I think TDD is a really good practice for beginners because 1) It gives you a better understanding of what to test and how to write those tests and 2) It forces you to learn how to break down large complex problems into smaller more manageable "blocks" of logic. #2 is more important.

Once you get good at those two things, I think TDD is just another tool in your toolbox, sometimes it makes sense, sometimes it doesn't. Sometimes TDD helps a lot by forcing you to write clean code and focus on one small problem at a time, and sometimes it's better to just get lost in the code for an hour or two to solve a problem without worrying about writing tests every five minutes.

Personally my goto code "process" looks like this:

  1. Start with BDD (which is basically TDD but instead of writing unit tests you write feature tests)
  2. Allow myself to get lost in writing the code for an hour or so till I pass the feature tests (usually the code is pretty sloppy and contains several "megafunctions" at this point)
  3. Write unit tests for the code I just wrote and use those unit tests to refactor the code into smaller more manageable functions (or "units".)
  4. Document the code, add comments, and focus on renaming functions and variables to make the code as readable as possible.
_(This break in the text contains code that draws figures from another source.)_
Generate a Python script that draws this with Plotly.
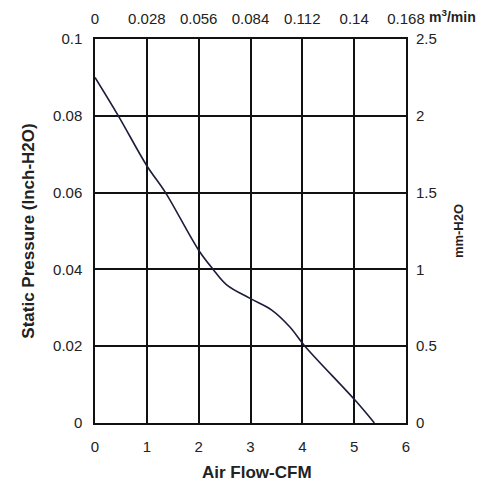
import plotly.graph_objects as go

# fan curve
airflow_cfm = [0, 0.45, 1.0, 1.36, 2.0, 2.28, 2.54, 3.0, 3.41, 3.76, 4.05, 5.02, 5.39]
pressure_inh2o = [0.090, 0.080, 0.067, 0.060, 0.045, 0.040, 0.036, 0.0324, 0.0294, 0.025, 0.020, 0.0059, 0.0]

bottom_ticks = [0, 1, 2, 3, 4, 5, 6]
left_ticks = [0, 0.02, 0.04, 0.06, 0.08, 0.1]
top_ticks = [0, 0.028, 0.056, 0.084, 0.112, 0.14, 0.168]
right_ticks = [0, 0.5, 1, 1.5, 2, 2.5]

font = dict(family="Liberation Sans, Arial, sans-serif", size=15, color="#222")

fig = go.Figure()
fig.add_trace(go.Scatter(
    x=airflow_cfm, y=pressure_inh2o, mode="lines",
    line=dict(color="#1c1c3c", width=1.6, shape="spline", smoothing=1.0),
    hoverinfo="skip", showlegend=False,
))
# invisible trace so the secondary axes are drawn
fig.add_trace(go.Scatter(
    x=[0, 0.168], y=[0, 2.5], xaxis="x2", yaxis="y2", mode="markers",
    marker=dict(opacity=0), hoverinfo="skip", showlegend=False,
))

grid = dict(showgrid=True, gridcolor="#111", gridwidth=1.5, zeroline=False,
            showline=True, linecolor="#111", linewidth=1.5, ticks="")

# the page body adds an 8px offset, so the figure is sized 480x480
fig.update_layout(
    width=480, height=480,
    margin=dict(l=87, r=82, t=31, b=65, autoexpand=False),
    paper_bgcolor="white", plot_bgcolor="white",
    font=font,
    xaxis=dict(range=[0, 6], tickvals=bottom_ticks, mirror=True,
               ticklabelstandoff=9, **grid),
    yaxis=dict(range=[0, 0.1], tickvals=left_ticks,
               ticktext=["0", "0.02", "0.04", "0.06", "0.08", "0.1"], mirror=True,
               title=dict(text="<b>Static Pressure (Inch-H2O)</b>", standoff=14, font=dict(size=17)),
               ticklabelstandoff=8, **grid),
    xaxis2=dict(range=[0, 0.168], tickvals=top_ticks,
                ticktext=["0", "0.028", "0.056", "0.084", "0.112", "0.14", "0.168"],
                overlaying="x", side="top", showgrid=False, zeroline=False, ticks="",
                ticklabelstandoff=11),
    yaxis2=dict(range=[0, 2.5], tickvals=right_ticks,
                ticktext=["0", "0.5", "1", "1.5", "2", "2.5"],
                overlaying="y", side="right", showgrid=False, zeroline=False, ticks="",
                title=dict(text="<b>mm-H2O</b>", standoff=18, font=dict(size=13)),
                ticklabelstandoff=9),
)

# bottom axis title sits a little right of centre in the original
fig.add_annotation(
    text="<b>Air Flow-CFM</b>", xref="paper", yref="paper",
    x=0.522, y=0.0, xanchor="center", yanchor="middle", yshift=-49,
    showarrow=False, font=dict(size=17),
)
fig.add_annotation(
    text="<b>m<sup>3</sup>/min</b>", xref="paper", yref="paper",
    x=1.067, y=1.0, xanchor="left", yanchor="middle", yshift=23,
    showarrow=False, font=dict(size=14),
)

fig.write_html("out.html")
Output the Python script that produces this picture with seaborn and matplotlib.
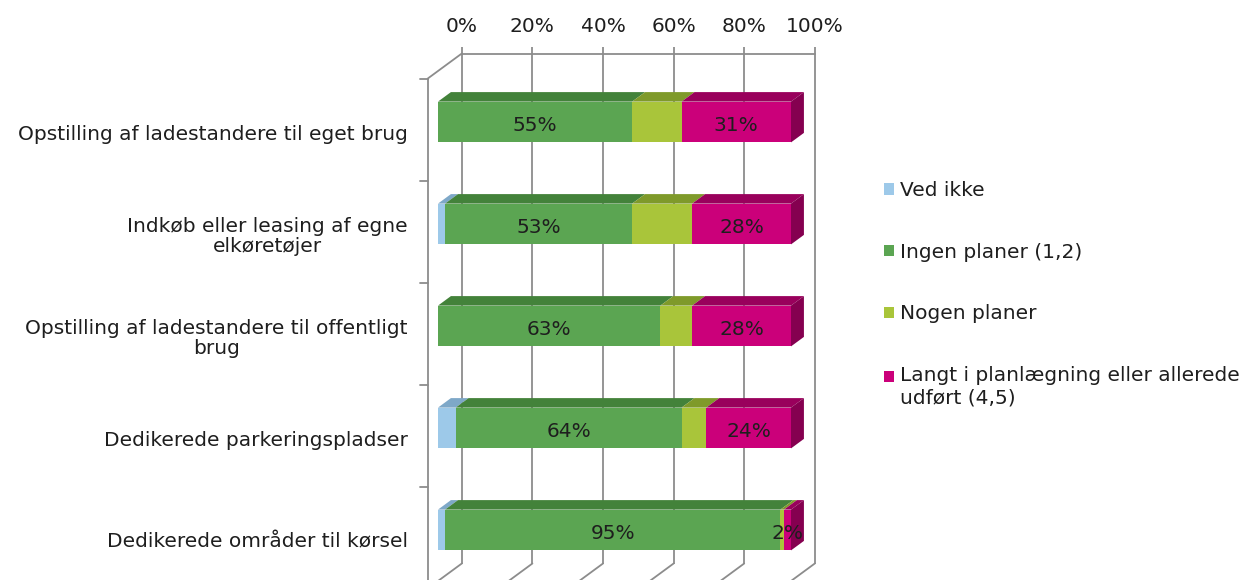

I find this process helps me a lot by allowing me to focus on different activities (which usually require a completely different mindset) for larger chunks of time, rather than shifting constantly between testing and programming. Instead I start by defining the scope of the problem I'm trying to solve (feature tests), then focus on programming and problem solving to pass the feature tests, then shift gears to unit testing and refactoring the code to make it cleaner, and finally focus on the documentation and readability of all the code I wrote. Then I write new feature tests for a different problem scope and rinse and repeat.